Ghana's energy crisis has deteriorated in recent times, hitting businesses hard, with authorities blaming the situation on low water levels in the Akosombo Dam and lack of gas to power the country's thermal plants. Industries are laying-off workers, domestic power consumers are complaining of destruction of household appliances, while cold store operators are grouchy over their rotten fish and meat products due to persistent erratic power supply. Latest research by Data Bank, one of Ghana's leading financial providers, suggests the country is likely to lose up to $1.4 billion by the end of the year if the situation does not improve soon. Also recent reports from the industrial and Commercial Workers Union (ICU), suggests that some workers of coca cola Ghana, fan milk, Cadbury Ghana and other companies have fallen victims to this crisis as part companies retrenchment plans due to the worsening power crisis, having a toll on Industries and businesses. The path to a sustainable energy system for the future lies in two broad segments. The first is technology advancements and the second is conserving energy. With the current scenario, most energy efficiency measures yet to be implemented in Ghana involve technological interventions, but this will equally have to rely on people adjusting their energy consumption behavior.
There is a huge scope of energy conservation in the domestic sector, Looking at the sector wise consumption pattern, the domestic sector accounts for 47% of the total consumption and has a saving potential of 18 – 25% (Ministry of Energy, 2010 – Energy Sector strategy and Development plan). Conservation is the first law of natural world. Inefficient use of energy results into wastage and has a negative environmental impact. The primary step towards a sustainable energy system is a thoughtful use of the existing asset. It is wildly noted that energy conserved is energy created, but now the biggest challenge is how to motivate domestic consumers to conserve energy or alter consumer's behavior towards energy conservation. Energy conservation behavior is mostly based on our beliefs, values and attitude. Hence, it is important as a country to understand the behavioral dimensions of the consumer towards energy conservation and assess the factors affecting attitude towards energy conservation. The key targeted of such initiatives should be the domestic sector with community members reinforcing positive change in social norms for energy efficiency behaviors and sharing good practice. These Community initiatives have the potential to establish ownership and responsibility for actions to improve energy efficiency, even in situations where individuals feel that their contribution is insignificant.

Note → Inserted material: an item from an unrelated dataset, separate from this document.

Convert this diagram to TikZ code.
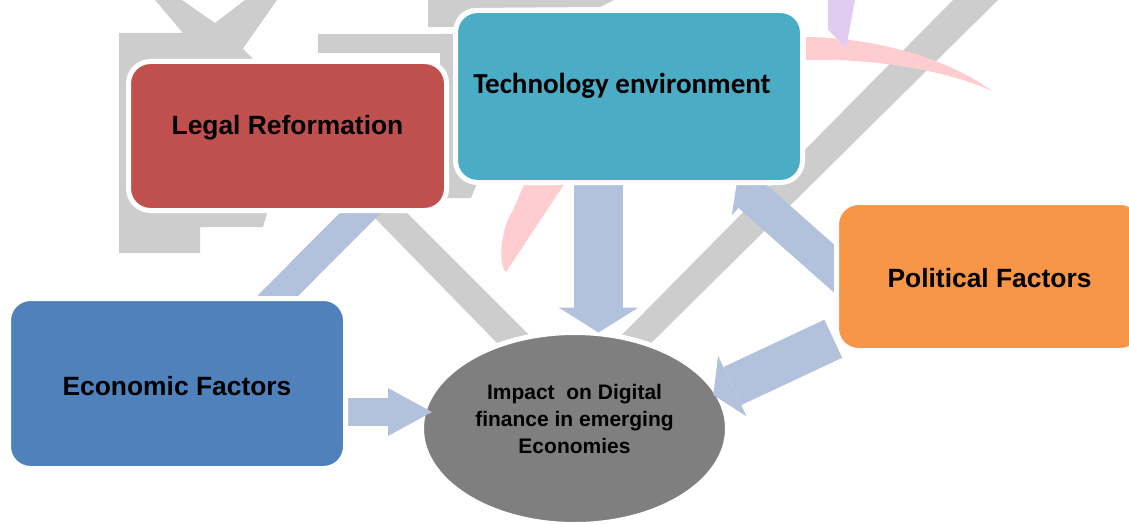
\documentclass[tikz,border=0pt]{standalone}
\usepackage{fontspec}
\setmainfont{Liberation Sans}
\newfontfamily\calibri{Carlito}
\usetikzlibrary{arrows.meta,shapes.geometric}

\definecolor{legalred}{HTML}{C0504D}
\definecolor{techteal}{HTML}{4BACC6}
\definecolor{politicorange}{HTML}{F79646}
\definecolor{econblue}{HTML}{4F81BD}
\definecolor{hubgray}{HTML}{7F7F7F}
\definecolor{flowblue}{HTML}{B2C2DD}
\definecolor{markgray}{HTML}{CDCDCD}
\definecolor{markpink}{HTML}{FFCDD0}
\definecolor{marklilac}{HTML}{E0CCEF}

\pgfdeclarelayer{marks}
\pgfdeclarelayer{hub}
\pgfdeclarelayer{links}
\pgfsetlayers{marks,hub,links,main}

\begin{document}
\begin{tikzpicture}[x=1pt,y=-1pt]

\tikzset{factor/.style={rectangle, rounded corners=22pt, draw=white, line width=5pt, inner sep=0pt, outer sep=0pt,
  font=\bfseries\fontsize{26.4}{30}\selectfont},
flow/.style n args={3}{draw=flowblue, line width=#1, -{Triangle[width=#2, length=#3, line width=0pt]}},
%the watermark behind everything
logomark/.style={fill=markgray, draw=none}}

\useasboundingbox (0,0) rectangle (1129,524);

\node[factor, fill=legalred, minimum width=318pt, text height=73.5pt, text depth=75.5pt] (legal) at (287.5,136) {Legal Reformation};
\node[factor, fill=techteal, minimum width=347pt, text height=83.5pt, text depth=88.5pt,
  font=\calibri\bfseries\fontsize{29}{33}\selectfont] (tech) at (629,96.5) {Technology environment\hspace*{14pt}};
\node[factor, fill=politicorange, minimum width=306pt, text height=84.5pt, text depth=63.5pt] (political) at (989.5,276.5) {Political Factors};
\node[factor, fill=econblue, minimum width=337pt, text height=96.8pt, text depth=73.2pt] (econ) at (177,383.5) {Economic Factors};

\begin{pgfonlayer}{hub}
\node[ellipse, fill=hubgray, draw=white, line width=5pt, minimum width=306pt, minimum height=192pt, inner sep=0pt, outer sep=0pt] (impact) at (574.5,428.5) {};
\end{pgfonlayer}
\node[font=\bfseries\fontsize{21}{27}\selectfont, align=center] (impact-text) at ([yshift=10pt]impact.center)
  {Impact\ \ on Digital\\finance in emerging\\Economies};

\begin{pgfonlayer}{links}
\draw[flow={28pt}{48pt}{44pt}] ([xshift=-5.5pt,yshift=-28.5pt]econ.east) -- ([xshift=10.5pt,yshift=16.5pt]impact.west);
\draw[flow={49pt}{80pt}{25pt}] ([xshift=-30.5pt,yshift=7.5pt]tech.south) -- ([xshift=24pt]impact.north);
\draw[flow={29pt}{46pt}{30pt}] ([xshift=91.2pt,yshift=-6.9pt]econ.north) -- ([xshift=110.1pt,yshift=34.9pt]legal.south);
\draw[flow={36pt}{56pt}{18pt}] ([xshift=23.5pt,yshift=-15.1pt]political.west) -- ([xshift=-65.6pt]tech.south east);
\draw[flow={42pt}{67pt}{21pt}] ([xshift=-3.2pt,yshift=11.8pt]political.south west) -- ([xshift=-14.2pt,yshift=33.5pt]impact.east);
\end{pgfonlayer}

\begin{pgfonlayer}{marks}
\fill[logomark] (155,0) -- (182,0) -- (215,23) -- (245,0) -- (277,0) -- (237,57) -- (300,150) -- (267,213) -- (263,227)
  -- (200,227) -- (200,253) -- (119,253) -- (119,33) -- (183,33) -- cycle;
\fill[logomark] (201,40) -- (234,40) -- (544,350) -- (513.6,360) -- cycle;
\fill[logomark] (953,0) -- (998,0) -- (636,358) -- (599,358) -- cycle;
\fill[logomark] (318,34) rectangle (456,53);
\fill[logomark] (440,34) -- (456,34) -- (456,173) -- (478,181) -- (471,198) -- (440,198) -- cycle;
\fill[logomark] (428,0) -- (614,0) -- (600,7) -- (472,8) .. controls (458,12) and (455,20) .. (455,27) -- (428,27) -- cycle;
\fill[markpink] (806,37) .. controls (880,38) and (950,60) .. (992,91) .. controls (950,72) and (880,58) .. (806,60) -- cycle;
\fill[markpink] (526,180) -- (567,180) -- (506,272) .. controls (498,265) and (500,230) .. (513,210) -- cycle;
\fill[marklilac] (828,0) -- (855,0) -- (846,48) -- (828,30) -- cycle;
\end{pgfonlayer}

\end{tikzpicture}
\end{document}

As country energy consumption behaviors must be a part of daily routine and habits', viz., putting on lights even when not required, leaving the television, computers on standby mode are certain complicated behaviors which are difficult to change. Conservation behaviors are significantly related to beliefs in material growth and comfort associated with it .Therefore, promotional campaigns must be developed which takes into consideration specific behaviors associated to energy consumption. Also, incentives and disincentives policies for energy conservation should be framed when considering how people's behaviors are formed and how they could be influenced.
Energy audit is an effective instrument in advancing energy efficiency in Ghana. Energy audits should be considered as part of directives on energy performance of buildings in connection to the issuance of building permits. Ghana needs to promote energy audit activities in the small and medium scale enterprise (SME) sectors and also make energy audits mandatory for large enterprises. In addition, such a directive will encourage the Power Ministry to raise awareness about the benefits of energy audits among households. Energy audits will provide detailed information on energy use and saving potential. An energy audit would normally include an evaluation of the thermal characteristics of the building, its existing infrastructure and the appliances in use. Even though an energy audit reports may not directly address behavior change. Typically, energy audits tend to focus more on measures that require investment in a specific technology. , however, a successful measure in raising awareness about energy issues is a prerequisite for changing behavior and consumption practice.